6. Work. Ugh. This should be on my mind today since I am sitting at my desk in my office at work right now. I have piles and piles of work to be completed surrounding me. Am I getting any of it done? No. Do I want to? Well, yes. But not because I want to do the work, I just want to have less things waiting on me. It is so frustrating. I wish I could make my mind stop thinking about everything else, but everything else seems so much more important to me. There are more pressing needs in the world than tax returns. However, I am being paid to do a job, and I should just do it.

So I'm going to stop writing about what's on my mind today and start thinking about W-2's and capital gains and rental income.

Tuesday, March 22, 2005

REALLY not a good blogger!

I have so many things in my mind that I want to write about:

Misunderstandings in the infertility world
Ethics of some infertility treatments
"Natural mother" vs. "Birthmother"
Levels of openness in adoption
Sanctity of life
Liberal bloggers
How a Christian worldview affects my views on adoption
People misinterpreting the Word of God
How the church loses focus
Parenting misconceptions
Why I want to be a parent
What I really want to do with my life

If I took a few more minutes, I could come up with more.

When you spend time reading other's opinions, it can help clarify your own or make you more confused. One of these days, I'm going to take the time to write my opinions down so they can stop muddying my mind.

Thursday, March 03, 2005

I'm not a good blogger

There are several blogs I read that are updated everyday or almost everyday. Not mine! When I first started, I was thinking it would be a good way to make me write down the million thoughts that go through my head each day. I guess it didn't work out as I planned.

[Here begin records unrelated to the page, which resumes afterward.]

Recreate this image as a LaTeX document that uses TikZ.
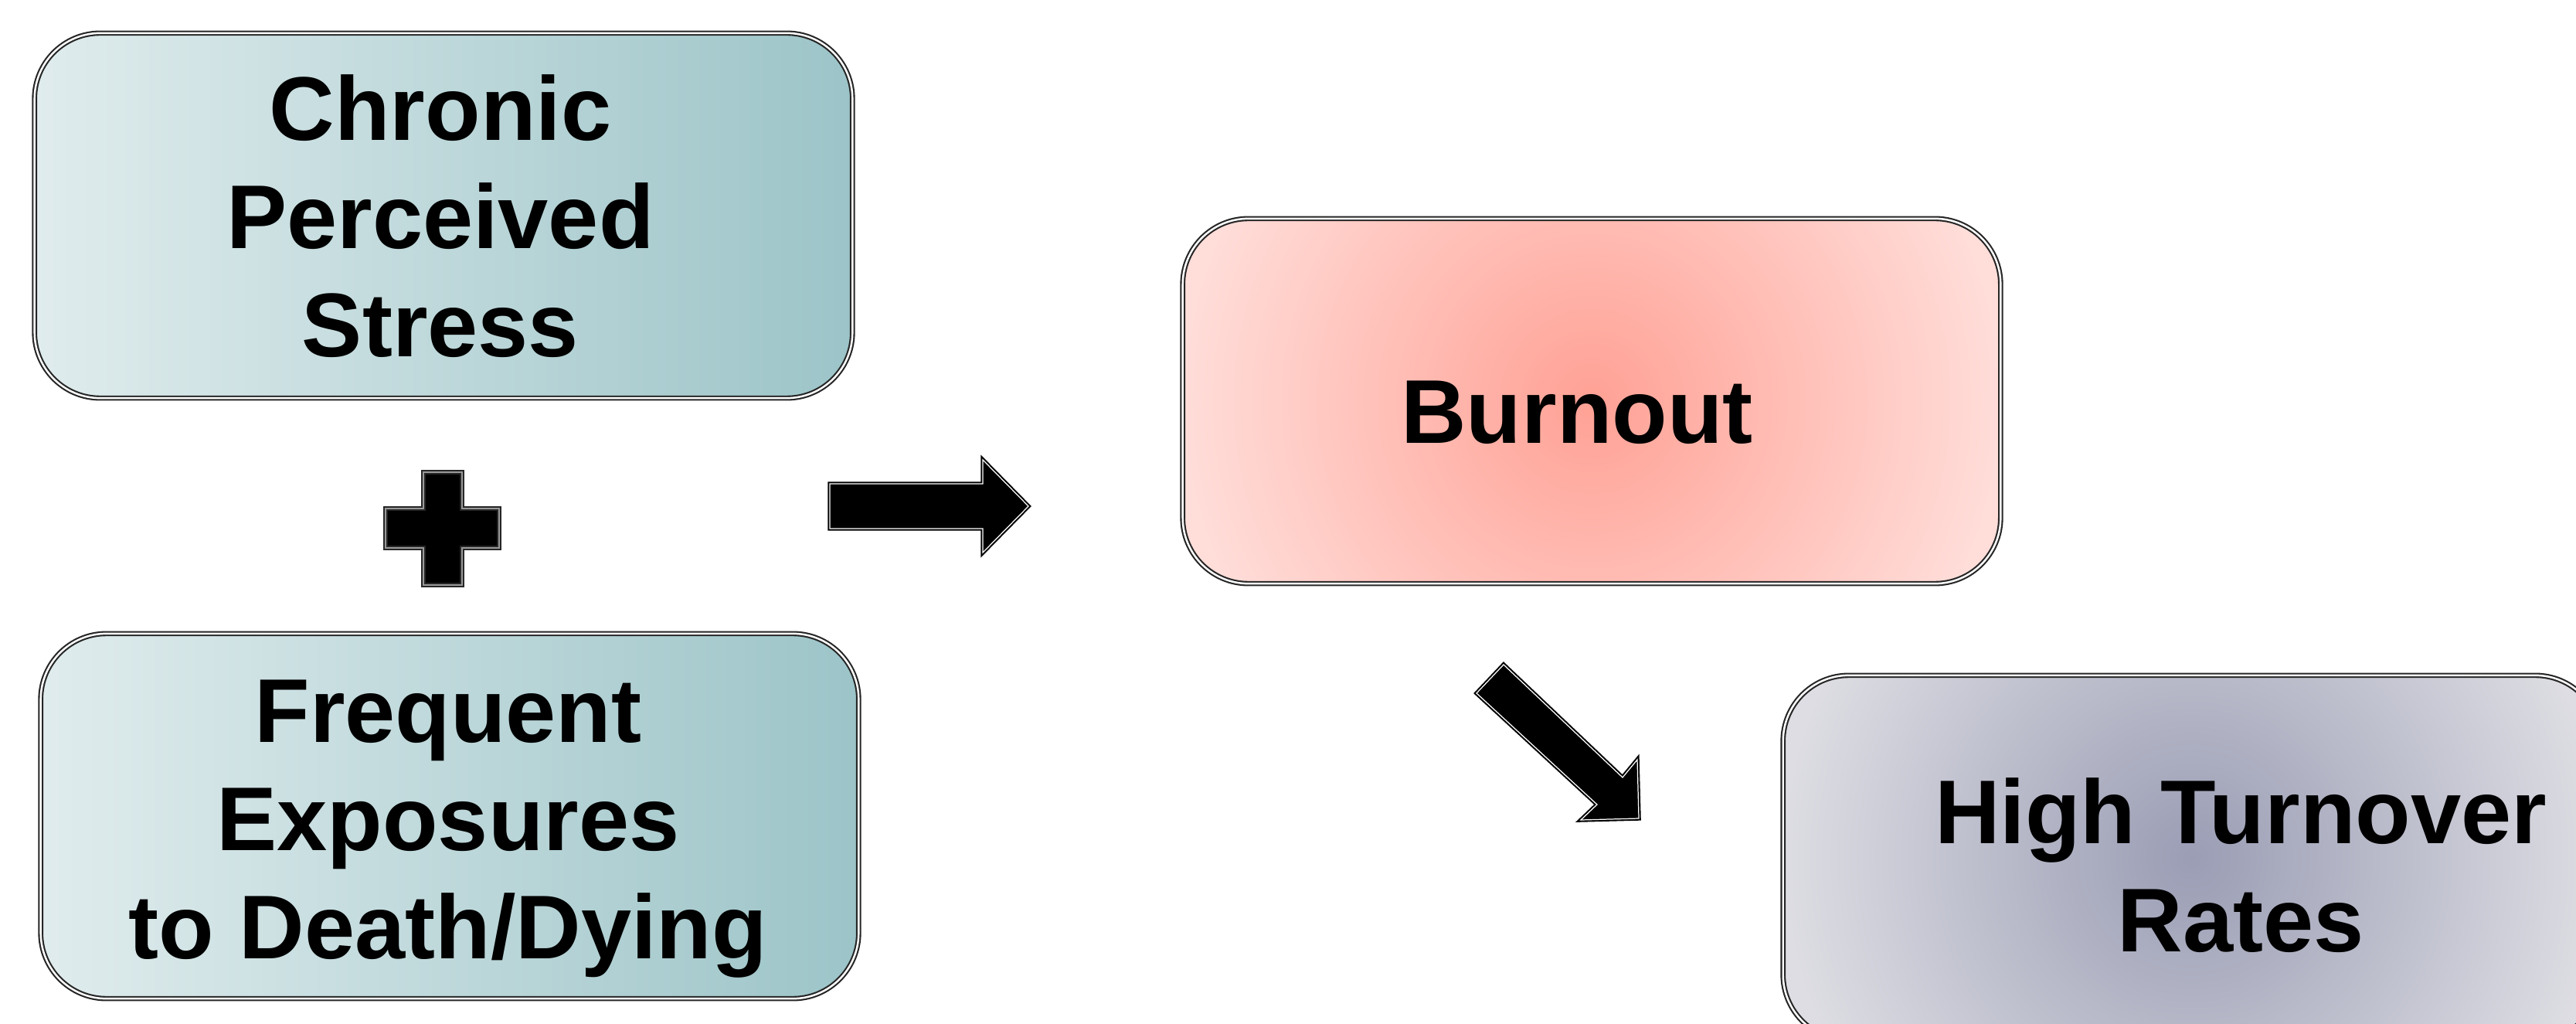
\documentclass[tikz,border=0pt]{standalone}
\usepackage{fontspec}
\setmainfont{Liberation Sans}
\definecolor{tealL}{HTML}{E0ECED}
\definecolor{tealR}{HTML}{9CC4C8}
\definecolor{burnC}{HTML}{FFA195}
\definecolor{burnE}{HTML}{FFDDD9}
\definecolor{htC}{HTML}{9A9DB4}
\definecolor{htE}{HTML}{DDDDE3}
\tikzset{
  roundbox/.style={rectangle, rounded corners=0.85cm, minimum width=10.58cm, minimum height=4.72cm, inner sep=0pt, draw=black!85, double=white, line width=0.6pt, double distance=0.7pt},
  tealbox/.style={roundbox, left color=tealL, right color=tealR},
  radbox/.style 2 args={path picture={\shade[inner color=#1, outer color=#2]
      ([shift={(-5.3cm,-5.3cm)}]path picture bounding box.center) rectangle
      ([shift={(5.3cm,5.3cm)}]path picture bounding box.center);}},
  boxtext/.style={font=\fontsize{33.3pt}{39.8pt}\selectfont\bfseries, align=center, text depth=0pt, inner sep=0pt},
  blockarrow/.style={fill=black, draw=black, double=white, line width=0.6pt, double distance=0.35pt, line join=miter},
  plusshape/.style={fill=black, draw=black!85, double=black!40, line width=0.5pt, double distance=0.6pt, line join=miter},
}
\begin{document}
\begin{tikzpicture}[x=0.01cm, y=-0.01cm]
\useasboundingbox (0,0) rectangle (3334,1325);
\clip (0,0) rectangle (3334,1325);
\fill[white] (0,0) rectangle (3334,1325);

% boxes
\node[tealbox] (stress) at (574,279) {};
\node[tealbox] (death) at (582,1056) {};
\node[roundbox, radbox={burnC}{burnE}] (burnout) at (2060,519) {};
\node[roundbox, radbox={htC}{htE}] (turnover) at (2837,1110) {};

% texts
\node[boxtext] (stresstext) at ([shift={(-4,0)}]stress.center) {Chronic\\Perceived\\Stress};
\node[boxtext] (deathtext) at ([shift={(-2,4)}]death.center) {Frequent\\Exposures\\to Death/Dying};
\node[boxtext] (burnouttext) at ([shift={(-19,14)}]burnout.center) {Burnout};
\node[boxtext] (turnovertext) at ([shift={(63,9)}]turnover.center) {High Turnover\\Rates};

% plus sign
\draw[plusshape] (548,611) -- (598,611) -- (598,658) -- (646,658) -- (646,709) -- (598,709)
  -- (598,757) -- (548,757) -- (548,709) -- (499,709) -- (499,658) -- (548,658) -- cycle;

% right block arrow
\draw[blockarrow] (1074,626) -- (1272,626) -- (1272,595) -- (1331,655) -- (1272,715)
  -- (1272,684) -- (1074,684) -- cycle;

% diagonal block arrow
\draw[blockarrow] (1946,860) -- (2100,1006) -- (2119,983) -- (2121,1059) -- (2046,1061)
  -- (2067,1041) -- (1911,897) -- cycle;
\end{tikzpicture}
\end{document}
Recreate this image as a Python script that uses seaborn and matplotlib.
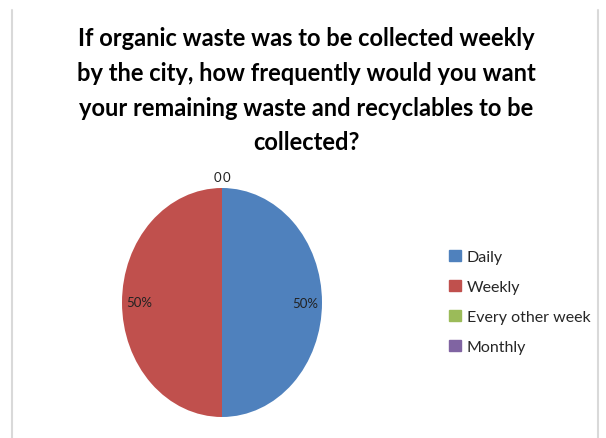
import matplotlib.pyplot as plt
import matplotlib.lines as mlines
import seaborn as sns

categories = ['Daily', 'Weekly', 'Every other week', 'Monthly']
values = [50, 50, 0, 0]
colors = ['#4F81BD', '#C0504D', '#9BBB59', '#8064A2']

sns.set_theme(style='white')
plt.rcParams['font.family'] = ['Lato', 'DejaVu Sans']

fig = plt.figure(figsize=(6.06, 4.39), dpi=100)
ax = fig.add_axes([122 / 606, 21 / 439, 200 / 606, 229 / 439])

palette = sns.color_palette(colors)
labels = ['' if v else '0' for v in values]
wedges, texts, autotexts = ax.pie(values, colors=palette, startangle=90, counterclock=False,
                                  labels=labels, labeldistance=1.1,
                                  autopct=lambda p: '%d%%' % round(p) if p > 0 else '',
                                  pctdistance=0.83,
                                  wedgeprops={'linewidth': 0},
                                  textprops={'fontsize': 9.5, 'color': '#222222'})
ax.set_aspect('auto')
ax.set_xlim(-1, 1)
ax.set_ylim(-1, 1)

# the two zero slices sit side by side at the top
zeros = [t for t in texts if t.get_text()]
for i, t in enumerate(zeros):
    x, y = t.get_position()
    t.set_position((x + (i - (len(zeros) - 1) / 2) * 0.09, y))
    t.set_ha('center')

handles = [plt.Rectangle((0, 0), 1, 1, color=c) for c in palette]
fig.legend(handles, categories, loc='center left', bbox_to_anchor=(435 / 606, 1 - 303 / 439),
           frameon=False, fontsize=11.5, handlelength=0.7, handleheight=0.7,
           handletextpad=0.4, labelspacing=1.0)

fig.text(0.505, 1 - 27 / 439,
         'If organic waste was to be collected weekly\nby the city, how frequently would you want\n'
         'your remaining waste and recyclables to be\ncollected?',
         ha='center', va='top', fontsize=17, fontweight='bold', linespacing=1.62, color='black')

for xp in (12 / 606, 598 / 606):
    fig.add_artist(mlines.Line2D([xp, xp], [0, 1 - 11 / 439], color='#D9D9D9', lw=1.5))

fig.savefig('out.png', dpi=100)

I think part of the reason my plan didn't work is that I was thinking of a devotional blog where I would write about important spiritual truths from God's Word. The truth is that while there are oodles of very significant spiritual truths from God's Word that are very applicable to my life today, I don't like writing about them. Reasons? 1. I feel dishonest writing about things that I know are true that I do not apply to my own life. 2. I feel even more worthless when I look back and read what I wrote and realize that I probably had no intention of applying it in the first place.

So... today's a new day, and I can do whatever I want to on my blog! New plan: write what I want, when I want, about whatever I feel like writing at the time. There will be no guilt for not blogging or for failing to follow my own advice. I will simply try to live each day a little stronger than the day before and not look back.